• [DATA BLOCK]:
------------------------------------------------------------------------

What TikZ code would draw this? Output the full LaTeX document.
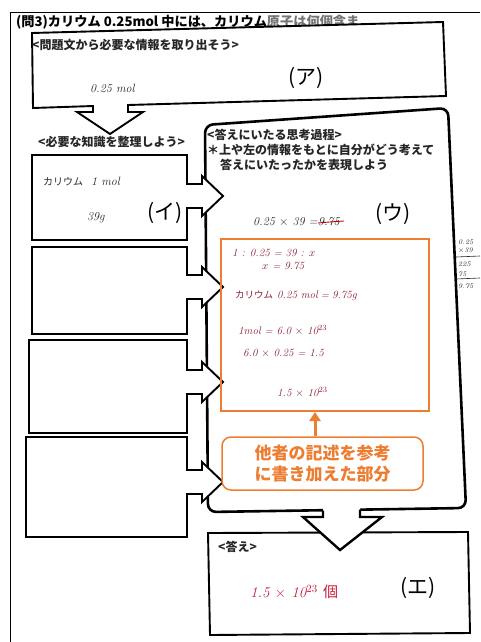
\documentclass[tikz,border=0pt]{standalone}
\usepackage{fontspec}
\newfontfamily\jp{Noto Sans CJK JP}
\usetikzlibrary{arrows.meta}
\definecolor{hw}{RGB}{140,30,50}
\definecolor{ansred}{RGB}{200,30,60}
\definecolor{org}{RGB}{237,125,49}
\definecolor{pen}{RGB}{40,40,40}
\begin{document}
\begin{tikzpicture}[x=1pt,y=-1pt,
  lbox/.style={draw=black,fill=white,line width=1.9pt,line join=miter},
  hdr/.style={font=\jp\bfseries\fontsize{12}{14}\selectfont,anchor=west,inner sep=0pt,text=black!85},
  lab/.style={font=\jp\fontsize{21}{24}\selectfont,inner sep=0pt},
  hand/.style={font=\itshape\fontsize{11}{13}\selectfont,text=hw,anchor=west,inner sep=0pt},
  handk/.style={font=\itshape\fontsize{12}{14}\selectfont,text=pen,anchor=west,inner sep=0pt},
  side/.style={font=\itshape\fontsize{7}{8}\selectfont,text=pen,anchor=west,inner sep=0pt}]
\useasboundingbox (0,0) rectangle (480,642);
\fill[white] (0,0) rectangle (480,642);
% outer frame
\draw[line width=0.8pt] (10,642) -- (10,12) -- (480,12);
% title
\node[anchor=west,inner sep=0pt,font=\jp\bfseries\fontsize{13.2}{16}\selectfont] (title) at (16,22)
  {(問3)カリウム 0.25mol 中には、カリウム\textcolor{black!55}{原子は何個含ま}};
% top box with down arrow
\draw[lbox] (32,33) -- (443,22) -- (446,96) -- (128,105) -- (128,112) -- (143,112) -- (110,134)
  -- (77,112) -- (93,112) -- (93,106) -- (33,108) -- cycle;
\node[hdr] (h1) at (32,45) {<問題文から必要な情報を取り出そう>};
\node[handk] (t1) at (90,88) {0.25 mol};
\node[lab] (la) at (306,78) {(ア)};
% left header
\node[hdr] (h2) at (38,142) {<必要な知識を整理しよう>};
% middle box
\draw[line width=2.6pt,rounded corners=8pt,fill=white] (205,125) -- (448,108) -- (466,508) -- (208,512) -- cycle;
\node[hdr] (h3) at (207,135) {<答えにいたる思考過程>};
\node[hdr] (h4) at (207,150) {＊上や左の情報をもとに自分がどう考えて};
\node[hdr] (h5) at (220,165) {答えにいたったかを表現しよう};
\node[handk] (c0) at (253,222) {0.25 $\times$ 39 = };
\node[handk,anchor=west] (c0b) at (c0.east) {9.75};
\draw[red!75!black,line width=0.9pt] ([yshift=-1pt]c0b.west) .. controls (c0b.center) .. ([xshift=4pt,yshift=1pt]c0b.east);
\node[lab] (lu) at (393,214) {(ウ)};
% left boxes with right arrows
\foreach \L/\T/\B/\c in {32/155/240/196, 32/247/334/287, 29/340/433/382, 26/437/537/482}{
  \draw[lbox] (\L,\T) -- (187,\T) -- (187,\c-12) -- (202,\c-12) -- (202,\c-20) -- (223,\c)
    -- (202,\c+20) -- (202,\c+12) -- (187,\c+12) -- (187,\B) -- (\L,\B) -- cycle;
}
\node[anchor=west,inner sep=0pt,text=pen] (k1) at (43,182) {{\jp\fontsize{10}{12}\selectfont カリウム}\hspace{8pt}{\itshape\fontsize{12}{14}\selectfont 1 mol}};
\node[handk] (k2) at (87,218) {39g};
\node[lab] (li) at (165,213) {(イ)};
% orange box and contents
\node[draw=org,line width=2pt,minimum width=208pt,minimum height=172pt,anchor=north west,inner sep=0pt] (obox) at (220,238) {};
\node[hand] (o1) at (232,253) {1 : 0.25 = 39 : $x$};
\node[hand] (o2) at (262,266) {$x$ = 9.75};
\node[hand] (o3) at (235,296) {{\upshape\jp\fontsize{9.5}{11}\selectfont カリウム}\hspace{4pt}0.25 mol\hspace{3pt}=\hspace{3pt}9.75g};
\node[hand] (o4) at (238,330) {1mol = 6.0 $\times$ 10$^{23}$};
\node[hand] (o5) at (243,353) {6.0 $\times$ 0.25 = 1.5};
\node[hand] (o6) at (277,392) {1.5 $\times$ 10$^{23}$};
% callout
\node[draw=org,line width=1.5pt,rounded corners=9pt,minimum width=201pt,minimum height=53pt,align=center,
  text=org,font=\jp\bfseries\fontsize{17}{21}\selectfont,fill=white] (call) at (322.5,463.5)
  {他者の記述を参考\\に書き加えた部分};
\coordinate (abase) at ([xshift=-7.5pt]call.north);
\coordinate (atip) at (abase |- obox.south);
\draw[org,line width=3pt,-{Triangle[width=11pt,length=9pt]}] (abase) -- (atip);
% side scribbles
\node[side] (s1) at (458,242) {0.25};
\node[side] (s2) at (458,251) {$\times$39};
\draw[pen,line width=0.6pt] (456,257) -- (480,256);
\node[side] (s3) at (458,264) {225};
\node[side] (s4) at (458,274) {75};
\draw[pen,line width=0.6pt] (456,279) -- (480,278);
\node[side] (s5) at (458,286) {9.75};
% answer box
\draw[lbox] (208,533) -- (468,532) -- (470,633) -- (210,635) -- cycle;
\node[hdr] (h6) at (218,547) {<答え>};
\node[anchor=west,inner sep=0pt,text=ansred,font=\itshape\fontsize{15}{17}\selectfont] (ans) at (250,592)
  {1.5 $\times$ 10$^{23}$ {\upshape\jp 個}};
\node[lab] (le) at (418,588) {(エ)};
% down arrow from middle box
\fill[white] (323,506) -- (323,517) -- (303,517) -- (340,550) -- (382,517) -- (360,517) -- (360,506) -- cycle;
\draw[line width=2.4pt,line join=miter] (323,510.5) -- (323,517) -- (303,517) -- (340,550) -- (382,517) -- (360,517) -- (360,509.5);
\end{tikzpicture}
\end{document}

------------------------------------------------------------------------

• [TASK INSTRUCTIONS]: Restate the listing above word for word, and skip the pictures.

• [REPLY]:
What TikZ code would draw this? Output the full LaTeX document.
\documentclass[tikz,border=0pt]{standalone}
\usepackage{fontspec}
\newfontfamily\jp{Noto Sans CJK JP}
\usetikzlibrary{arrows.meta}
\definecolor{hw}{RGB}{140,30,50}
\definecolor{ansred}{RGB}{200,30,60}
\definecolor{org}{RGB}{237,125,49}
\definecolor{pen}{RGB}{40,40,40}
\begin{document}
\begin{tikzpicture}[x=1pt,y=-1pt,
  lbox/.style={draw=black,fill=white,line width=1.9pt,line join=miter},
  hdr/.style={font=\jp\bfseries\fontsize{12}{14}\selectfont,anchor=west,inner sep=0pt,text=black!85},
  lab/.style={font=\jp\fontsize{21}{24}\selectfont,inner sep=0pt},
  hand/.style={font=\itshape\fontsize{11}{13}\selectfont,text=hw,anchor=west,inner sep=0pt},
  handk/.style={font=\itshape\fontsize{12}{14}\selectfont,text=pen,anchor=west,inner sep=0pt},
  side/.style={font=\itshape\fontsize{7}{8}\selectfont,text=pen,anchor=west,inner sep=0pt}]
\useasboundingbox (0,0) rectangle (480,642);
\fill[white] (0,0) rectangle (480,642);
% outer frame
\draw[line width=0.8pt] (10,642) -- (10,12) -- (480,12);
% title
\node[anchor=west,inner sep=0pt,font=\jp\bfseries\fontsize{13.2}{16}\selectfont] (title) at (16,22)
  {(問3)カリウム 0.25mol 中には、カリウム\textcolor{black!55}{原子は何個含ま}};
% top box with down arrow
\draw[lbox] (32,33) -- (443,22) -- (446,96) -- (128,105) -- (128,112) -- (143,112) -- (110,134)
  -- (77,112) -- (93,112) -- (93,106) -- (33,108) -- cycle;
\node[hdr] (h1) at (32,45) {<問題文から必要な情報を取り出そう>};
\node[handk] (t1) at (90,88) {0.25 mol};
\node[lab] (la) at (306,78) {(ア)};
% left header
\node[hdr] (h2) at (38,142) {<必要な知識を整理しよう>};
% middle box
\draw[line width=2.6pt,rounded corners=8pt,fill=white] (205,125) -- (448,108) -- (466,508) -- (208,512) -- cycle;
\node[hdr] (h3) at (207,135) {<答えにいたる思考過程>};
\node[hdr] (h4) at (207,150) {＊上や左の情報をもとに自分がどう考えて};
\node[hdr] (h5) at (220,165) {答えにいたったかを表現しよう};
\node[handk] (c0) at (253,222) {0.25 $\times$ 39 = };
\node[handk,anchor=west] (c0b) at (c0.east) {9.75};
\draw[red!75!black,line width=0.9pt] ([yshift=-1pt]c0b.west) .. controls (c0b.center) .. ([xshift=4pt,yshift=1pt]c0b.east);
\node[lab] (lu) at (393,214) {(ウ)};
% left boxes with right arrows
\foreach \L/\T/\B/\c in {32/155/240/196, 32/247/334/287, 29/340/433/382, 26/437/537/482}{
  \draw[lbox] (\L,\T) -- (187,\T) -- (187,\c-12) -- (202,\c-12) -- (202,\c-20) -- (223,\c)
    -- (202,\c+20) -- (202,\c+12) -- (187,\c+12) -- (187,\B) -- (\L,\B) -- cycle;
}
\node[anchor=west,inner sep=0pt,text=pen] (k1) at (43,182) {{\jp\fontsize{10}{12}\selectfont カリウム}\hspace{8pt}{\itshape\fontsize{12}{14}\selectfont 1 mol}};
\node[handk] (k2) at (87,218) {39g};
\node[lab] (li) at (165,213) {(イ)};
% orange box and contents
\node[draw=org,line width=2pt,minimum width=208pt,minimum height=172pt,anchor=north west,inner sep=0pt] (obox) at (220,238) {};
\node[hand] (o1) at (232,253) {1 : 0.25 = 39 : $x$};
\node[hand] (o2) at (262,266) {$x$ = 9.75};
\node[hand] (o3) at (235,296) {{\upshape\jp\fontsize{9.5}{11}\selectfont カリウム}\hspace{4pt}0.25 mol\hspace{3pt}=\hspace{3pt}9.75g};
\node[hand] (o4) at (238,330) {1mol = 6.0 $\times$ 10$^{23}$};
\node[hand] (o5) at (243,353) {6.0 $\times$ 0.25 = 1.5};
\node[hand] (o6) at (277,392) {1.5 $\times$ 10$^{23}$};
% callout
\node[draw=org,line width=1.5pt,rounded corners=9pt,minimum width=201pt,minimum height=53pt,align=center,
  text=org,font=\jp\bfseries\fontsize{17}{21}\selectfont,fill=white] (call) at (322.5,463.5)
  {他者の記述を参考\\に書き加えた部分};
\coordinate (abase) at ([xshift=-7.5pt]call.north);
\coordinate (atip) at (abase |- obox.south);
\draw[org,line width=3pt,-{Triangle[width=11pt,length=9pt]}] (abase) -- (atip);
% side scribbles
\node[side] (s1) at (458,242) {0.25};
\node[side] (s2) at (458,251) {$\times$39};
\draw[pen,line width=0.6pt] (456,257) -- (480,256);
\node[side] (s3) at (458,264) {225};
\node[side] (s4) at (458,274) {75};
\draw[pen,line width=0.6pt] (456,279) -- (480,278);
\node[side] (s5) at (458,286) {9.75};
% answer box
\draw[lbox] (208,533) -- (468,532) -- (470,633) -- (210,635) -- cycle;
\node[hdr] (h6) at (218,547) {<答え>};
\node[anchor=west,inner sep=0pt,text=ansred,font=\itshape\fontsize{15}{17}\selectfont] (ans) at (250,592)
  {1.5 $\times$ 10$^{23}$ {\upshape\jp 個}};
\node[lab] (le) at (418,588) {(エ)};
% down arrow from middle box
\fill[white] (323,506) -- (323,517) -- (303,517) -- (340,550) -- (382,517) -- (360,517) -- (360,506) -- cycle;
\draw[line width=2.4pt,line join=miter] (323,510.5) -- (323,517) -- (303,517) -- (340,550) -- (382,517) -- (360,517) -- (360,509.5);
\end{tikzpicture}
\end{document}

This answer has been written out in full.